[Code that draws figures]
▼▼▼
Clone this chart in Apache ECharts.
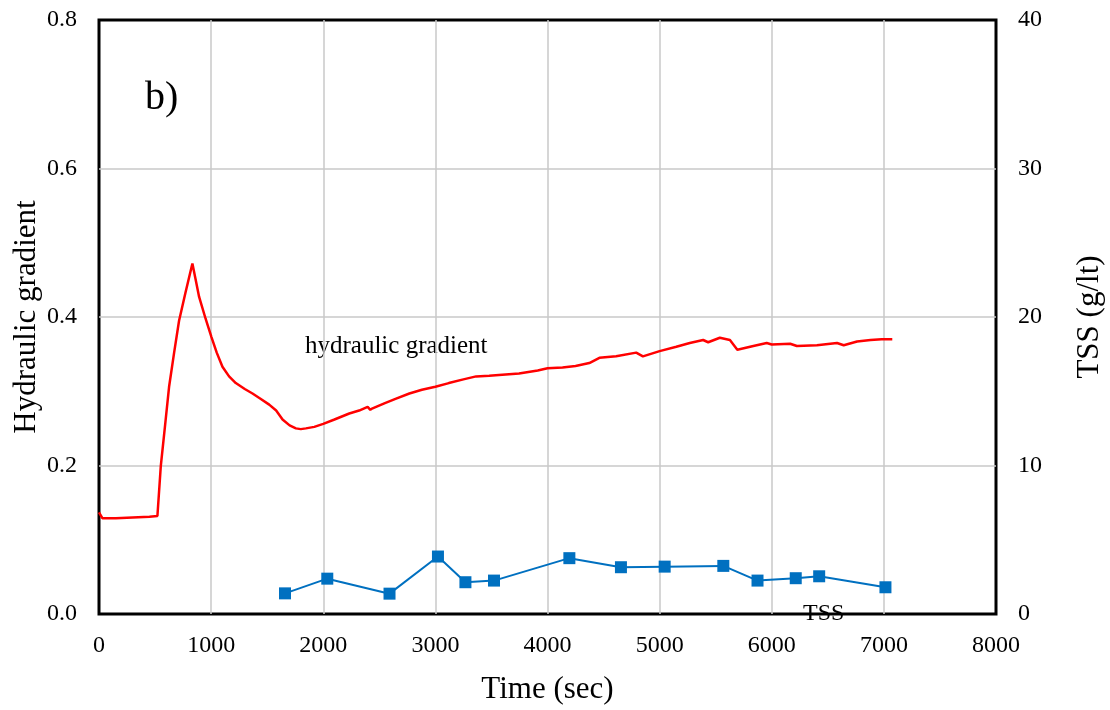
<!DOCTYPE html>
<html>
<head>
<meta charset="utf-8">
<script src="https://cdn.jsdelivr.net/npm/echarts@6/dist/echarts.min.js"></script>
<style>
html, body { margin: 0; padding: 0; background: #fff; }
#chart { width: 1110px; height: 710px; }
</style>
</head>
<body>
<div id="chart"></div>
<script>
// hydraulic gradient trace
var hgTime = [0, 30, 150, 300, 450, 521, 551, 590, 625, 670, 714, 770, 833, 860, 893, 950, 1003, 1050, 1101, 1160, 1220, 1300, 1369, 1440, 1518, 1580, 1637, 1700, 1756, 1800, 1845, 1920, 2000, 2100, 2232, 2320, 2396, 2420, 2440, 2550, 2650, 2768, 2880, 3000, 3120, 3250, 3363, 3480, 3567, 3746, 3913, 4000, 4134, 4250, 4373, 4463, 4612, 4791, 4851, 5000, 5149, 5269, 5388, 5433, 5537, 5627, 5693, 5836, 5955, 6000, 6164, 6224, 6403, 6582, 6642, 6761, 6881, 6980, 7075];
var hgValue = [0.137, 0.129, 0.129, 0.130, 0.131, 0.132, 0.199, 0.255, 0.306, 0.352, 0.395, 0.432, 0.472, 0.452, 0.427, 0.398, 0.373, 0.352, 0.333, 0.320, 0.311, 0.303, 0.297, 0.290, 0.282, 0.274, 0.262, 0.254, 0.250, 0.249, 0.250, 0.252, 0.256, 0.262, 0.270, 0.274, 0.279, 0.275, 0.277, 0.284, 0.290, 0.297, 0.302, 0.306, 0.311, 0.316, 0.320, 0.321, 0.322, 0.324, 0.328, 0.331, 0.332, 0.334, 0.338, 0.345, 0.347, 0.352, 0.347, 0.354, 0.360, 0.365, 0.369, 0.366, 0.372, 0.369, 0.356, 0.361, 0.365, 0.363, 0.364, 0.361, 0.362, 0.365, 0.362, 0.367, 0.369, 0.370, 0.370];

// TSS samples
var tssTime = [1659, 2036, 2591, 3023, 3268, 3523, 4195, 4655, 5045, 5568, 5873, 6214, 6423, 7014];
var tssValue = [1.39, 2.38, 1.37, 3.87, 2.14, 2.25, 3.76, 3.15, 3.19, 3.24, 2.25, 2.41, 2.54, 1.80];

var FONT = '"Liberation Serif", "Times New Roman", serif';

function pairs(xs, ys) {
    return xs.map(function (x, i) { return [x, ys[i]] })
}

var gridLine = { showMinLine: false, showMaxLine: false, lineStyle: { color: '#c8c8c8', width: 1.5 } };
var nameStyle = { fontFamily: FONT, fontSize: 31, color: '#000' };

var myChart = echarts.init(document.getElementById('chart'))
myChart.setOption({
    animation: false,
    backgroundColor: '#fff',
    textStyle: { fontFamily: FONT },
    grid: {
        left: 99, right: 114, top: 20, bottom: 96,
        outerBoundsMode: 'none',
        containLabel: false,
        show: true, borderColor: '#000', borderWidth: 3
    },
    xAxis: {
        type: 'value', min: 0, max: 8000, interval: 1000,
        name: 'Time (sec)', nameLocation: 'middle', nameGap: 60, nameMoveOverlap: false,
        nameTextStyle: nameStyle,
        axisLine: { show: false },
        axisTick: { show: false },
        axisLabel: {
            fontFamily: FONT, fontSize: 24, color: '#000', margin: 20,
            formatter: function (v) { return String(v) }
        },
        splitLine: gridLine
    },
    yAxis: [{
        type: 'value', min: 0, max: 0.8, interval: 0.2,
        name: 'Hydraulic gradient', nameLocation: 'middle', nameGap: 57, nameRotate: 90,
        nameMoveOverlap: false,
        nameTextStyle: nameStyle,
        axisLine: { show: false },
        axisTick: { show: false },
        axisLabel: {
            fontFamily: FONT, fontSize: 24, color: '#000', margin: 22,
            formatter: function (v) { return v.toFixed(1) }
        },
        splitLine: gridLine
    }, {
        type: 'value', min: 0, max: 40, interval: 10, position: 'right',
        name: 'TSS (g/lt)', nameLocation: 'middle', nameGap: 78, nameRotate: 90,
        nameMoveOverlap: false,
        nameTextStyle: nameStyle,
        axisLine: { show: false },
        axisTick: { show: false },
        axisLabel: { fontFamily: FONT, fontSize: 24, color: '#000', margin: 22 },
        splitLine: { show: false }
    }],
    series: [{
        name: 'hydraulic gradient',
        type: 'line',
        yAxisIndex: 0,
        showSymbol: false,
        data: pairs(hgTime, hgValue),
        lineStyle: { color: '#ff0000', width: 2.5 },
        itemStyle: { color: '#ff0000' }
    }, {
        name: 'TSS',
        type: 'line',
        yAxisIndex: 1,
        symbol: 'rect',
        symbolSize: 12,
        data: pairs(tssTime, tssValue),
        lineStyle: { color: '#0070c0', width: 2 },
        itemStyle: { color: '#0070c0' }
    }],
    graphic: [{
        type: 'text', left: 145, top: 78,
        style: { text: 'b)', font: '40px ' + FONT, fill: '#000' }
    }, {
        type: 'text', left: 305, top: 334,
        style: { text: 'hydraulic gradient', font: '25px ' + FONT, fill: '#000' }
    }, {
        type: 'text', left: 803, top: 602,
        style: { text: 'TSS', font: '24px ' + FONT, fill: '#000' }
    }]
})
</script>
</body>
</html>
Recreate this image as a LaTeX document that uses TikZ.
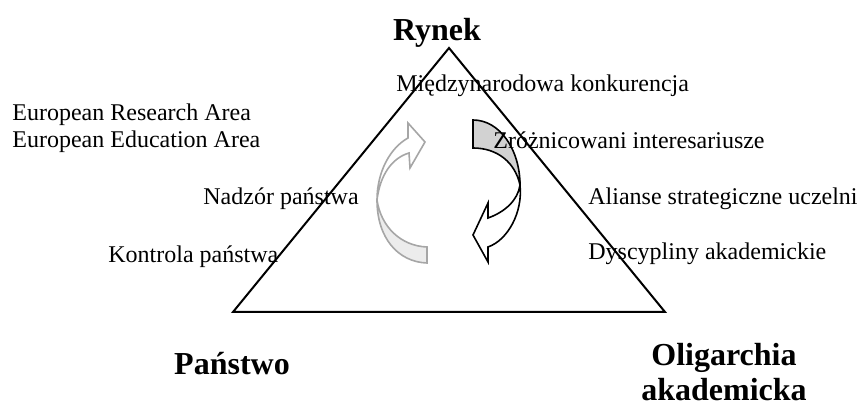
\documentclass[tikz,border=0pt]{standalone}
\usepackage{fontspec}
\setmainfont{Liberation Serif}
\begin{document}
\begin{tikzpicture}[x=0.5pt, y=-0.5pt,
        txt/.style={anchor=base west, inner sep=0pt, font=\fontsize{12}{14}\selectfont},
        pole/.style={inner sep=0pt, align=center, font=\fontsize{16}{17.5}\selectfont\bfseries}]
    \useasboundingbox (0, 0) rectangle (858, 405);

    % Strzalka szara
    \filldraw[draw=gray!70, fill=gray!15, line width=0.8pt]
        (427, 263) .. controls (398, 262) and (377, 238) .. (377, 200)
        .. controls (381, 227) and (401, 246) .. (427, 247) -- cycle;
    \filldraw[draw=gray!70, fill=white, line width=0.8pt]
        (377, 200) .. controls (377, 172) and (390, 148) .. (408, 138)
        -- (408, 123) -- (425, 142) -- (410, 168) -- (409, 153)
        .. controls (392, 158) and (380, 175) .. (377, 200) -- cycle;

    % Strzalka czarna
    \filldraw[fill=gray!35, line width=0.8pt]
        (473, 120) .. controls (500, 120) and (520, 150) .. (520, 185)
        .. controls (515, 162) and (497, 148) .. (473, 148) -- cycle;
    \filldraw[fill=white, line width=0.8pt]
        (520, 185) .. controls (523, 212) and (508, 240) .. (488, 247)
        -- (488, 262) -- (473, 235) -- (488, 203) -- (488, 218)
        .. controls (505, 212) and (518, 200) .. (520, 185) -- cycle;

    % Trojkat
    \coordinate (rynekV) at (449, 48);
    \coordinate (panstwoV) at (233, 312);
    \coordinate (oligarchiaV) at (665, 312);
    \draw[line width=1pt] (rynekV) -- (panstwoV) -- (oligarchiaV) -- cycle;

    % Wierzcholki
    \node[pole, anchor=base] (rynek) at (437, 41) {Rynek};
    \node[pole, anchor=base] (panstwo) at (232, 375) {Państwo};
    \node[pole] (oligarchia) at (724, 372) {Oligarchia\\akademicka};

    % Opisy
    \node[txt] (konkurencja) at (396, 92) {Międzynarodowa konkurencja};
    \node[txt] (era) at (12, 121) {European Research Area};
    \node[txt] (eea) at (12, 148) {European Education Area};
    \node[txt] (interesariusze) at (493, 149) {Zróżnicowani interesariusze};
    \node[txt] (nadzor) at (203, 205) {Nadzór państwa};
    \node[txt] (alianse) at (588, 205) {Alianse strategiczne uczelni};
    \node[txt] (kontrola) at (108, 263) {Kontrola państwa};
    \node[txt] (dyscypliny) at (588, 260) {Dyscypliny akademickie};
\end{tikzpicture}
\end{document}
▲▲▲
__WHAT TO DO__
Any pictures should be left out. Reproduce every line from the one holding "Recreate this image" down to the one holding "rectangle (858, 405);", both of those lines included.

__SOLUTION TO THE EXERCISE__
Recreate this image as a LaTeX document that uses TikZ.
\documentclass[tikz,border=0pt]{standalone}
\usepackage{fontspec}
\setmainfont{Liberation Serif}
\begin{document}
\begin{tikzpicture}[x=0.5pt, y=-0.5pt,
        txt/.style={anchor=base west, inner sep=0pt, font=\fontsize{12}{14}\selectfont},
        pole/.style={inner sep=0pt, align=center, font=\fontsize{16}{17.5}\selectfont\bfseries}]
    \useasboundingbox (0, 0) rectangle (858, 405);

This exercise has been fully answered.